◆ TASK GOAL ◆
Transcribe every line exactly and omit anything that is a picture.

— Start of DATA PROVIDED —

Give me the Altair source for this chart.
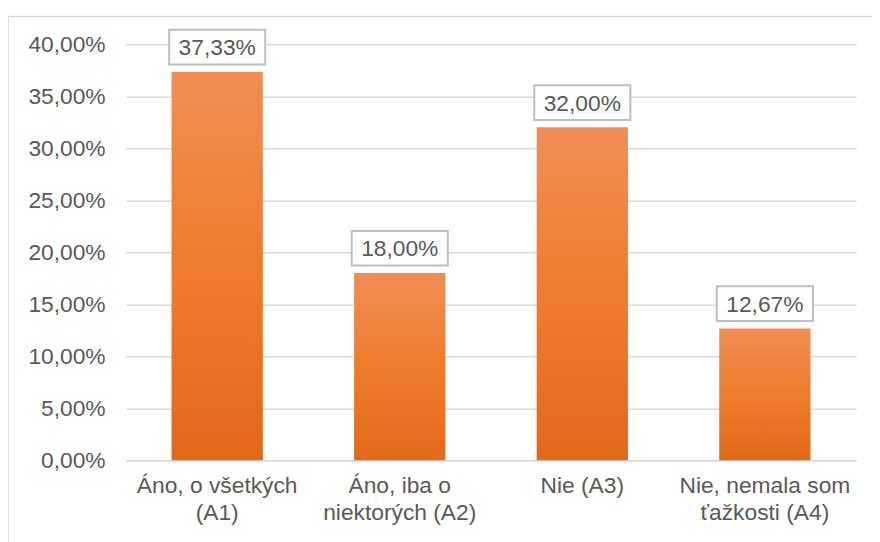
import altair as alt
import pandas as pd

categories = ["Áno, o všetkých\n(A1)", "Áno, iba o\nniektorých (A2)", "Nie (A3)", "Nie, nemala som\nťažkosti (A4)"]
values = [0.3733, 0.18, 0.32, 0.1267]
y_ticks = [0, 0.05, 0.10, 0.15, 0.20, 0.25, 0.30, 0.35, 0.40]

df = pd.DataFrame({"cat": categories, "val": values})

FONT = "Liberation Sans"
TXT = "#595959"
GRID = "#D9D9D9"

x_enc = alt.X(
    "cat:N", sort=categories, title=None,
    scale=alt.Scale(paddingInner=0.5, paddingOuter=0.25),
    axis=alt.Axis(
        labelAngle=0, labelFont=FONT, labelFontSize=23, labelColor=TXT,
        labelExpr="split(datum.label, '\\n')", labelLineHeight=27,
        labelPadding=15, ticks=False, domain=True, domainColor=GRID,
        domainWidth=1.5, labelBaseline="top", labelLimit=300,
    ),
)
y_enc = alt.Y(
    "val:Q", title=None,
    scale=alt.Scale(domain=[0, 0.40], nice=False),
    axis=alt.Axis(
        values=y_ticks, labelExpr="replace(format(datum.value, '.2%'), '.', ',')",
        labelFont=FONT, labelFontSize=23, labelColor=TXT, labelPadding=21,
        ticks=False, domain=False, grid=True, gridColor=GRID, gridWidth=1.5,
    ),
)

base = alt.Chart(df)

frame = base.mark_rect(fill=None, stroke=GRID, strokeWidth=1.5).encode(
    x=alt.value(-119), x2=alt.value(760), y=alt.value(-28), y2=alt.value(510)
).transform_filter("datum.cat == 'Nie (A3)'")

bars = base.mark_bar(
    color=alt.Gradient(
        gradient="linear",
        stops=[
            alt.GradientStop(color="#F18E55", offset=0),
            alt.GradientStop(color="#EF7C2C", offset=0.5),
            alt.GradientStop(color="#E3691A", offset=1),
        ],
        x1=0, x2=0, y1=0, y2=1,
    )
).encode(x=x_enc, y=y_enc)

boxes = base.mark_point(
    shape="M-1,-0.361L1,-0.361L1,0.361L-1,0.361Z",
    size=9409, filled=True, fill="white", stroke="#BFBFBF", strokeWidth=2, opacity=1,
    yOffset=-25,
).encode(x=alt.X("cat:N", sort=categories), y="val:Q")

labels = base.mark_text(
    font=FONT, fontSize=23, color=TXT, baseline="middle", yOffset=-24,
).transform_calculate(
    lbl="replace(format(datum.val, '.2%'), '.', ',')"
).encode(x=alt.X("cat:N", sort=categories), y="val:Q", text="lbl:N")

chart = alt.layer(frame, bars, boxes, labels).properties(
    width=737, height=420,
    autosize=alt.AutoSizeParams(type="none"),
    padding={"left": 119, "top": 34, "right": 16, "bottom": 80},
).configure_view(stroke=None)

chart.save("out.html", embed_options={"renderer": "svg", "actions": False})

— End of DATA PROVIDED —

◆ WRITTEN SOLUTION ◆
Give me the Altair source for this chart.
import altair as alt
import pandas as pd

categories = ["Áno, o všetkých\n(A1)", "Áno, iba o\nniektorých (A2)", "Nie (A3)", "Nie, nemala som\nťažkosti (A4)"]
values = [0.3733, 0.18, 0.32, 0.1267]
y_ticks = [0, 0.05, 0.10, 0.15, 0.20, 0.25, 0.30, 0.35, 0.40]

df = pd.DataFrame({"cat": categories, "val": values})

FONT = "Liberation Sans"
TXT = "#595959"
GRID = "#D9D9D9"

x_enc = alt.X(
    "cat:N", sort=categories, title=None,
    scale=alt.Scale(paddingInner=0.5, paddingOuter=0.25),
    axis=alt.Axis(
        labelAngle=0, labelFont=FONT, labelFontSize=23, labelColor=TXT,
        labelExpr="split(datum.label, '\\n')", labelLineHeight=27,
        labelPadding=15, ticks=False, domain=True, domainColor=GRID,
        domainWidth=1.5, labelBaseline="top", labelLimit=300,
    ),
)
y_enc = alt.Y(
    "val:Q", title=None,
    scale=alt.Scale(domain=[0, 0.40], nice=False),
    axis=alt.Axis(
        values=y_ticks, labelExpr="replace(format(datum.value, '.2%'), '.', ',')",
        labelFont=FONT, labelFontSize=23, labelColor=TXT, labelPadding=21,
        ticks=False, domain=False, grid=True, gridColor=GRID, gridWidth=1.5,
    ),
)

base = alt.Chart(df)

frame = base.mark_rect(fill=None, stroke=GRID, strokeWidth=1.5).encode(
    x=alt.value(-119), x2=alt.value(760), y=alt.value(-28), y2=alt.value(510)
).transform_filter("datum.cat == 'Nie (A3)'")

bars = base.mark_bar(
    color=alt.Gradient(
        gradient="linear",
        stops=[
            alt.GradientStop(color="#F18E55", offset=0),
            alt.GradientStop(color="#EF7C2C", offset=0.5),
            alt.GradientStop(color="#E3691A", offset=1),
        ],
        x1=0, x2=0, y1=0, y2=1,
    )
).encode(x=x_enc, y=y_enc)

boxes = base.mark_point(
    shape="M-1,-0.361L1,-0.361L1,0.361L-1,0.361Z",
    size=9409, filled=True, fill="white", stroke="#BFBFBF", strokeWidth=2, opacity=1,
    yOffset=-25,
).encode(x=alt.X("cat:N", sort=categories), y="val:Q")

labels = base.mark_text(
    font=FONT, fontSize=23, color=TXT, baseline="middle", yOffset=-24,
).transform_calculate(
    lbl="replace(format(datum.val, '.2%'), '.', ',')"
).encode(x=alt.X("cat:N", sort=categories), y="val:Q", text="lbl:N")

chart = alt.layer(frame, bars, boxes, labels).properties(
    width=737, height=420,
    autosize=alt.AutoSizeParams(type="none"),
    padding={"left": 119, "top": 34, "right": 16, "bottom": 80},
).configure_view(stroke=None)

chart.save("out.html", embed_options={"renderer": "svg", "actions": False})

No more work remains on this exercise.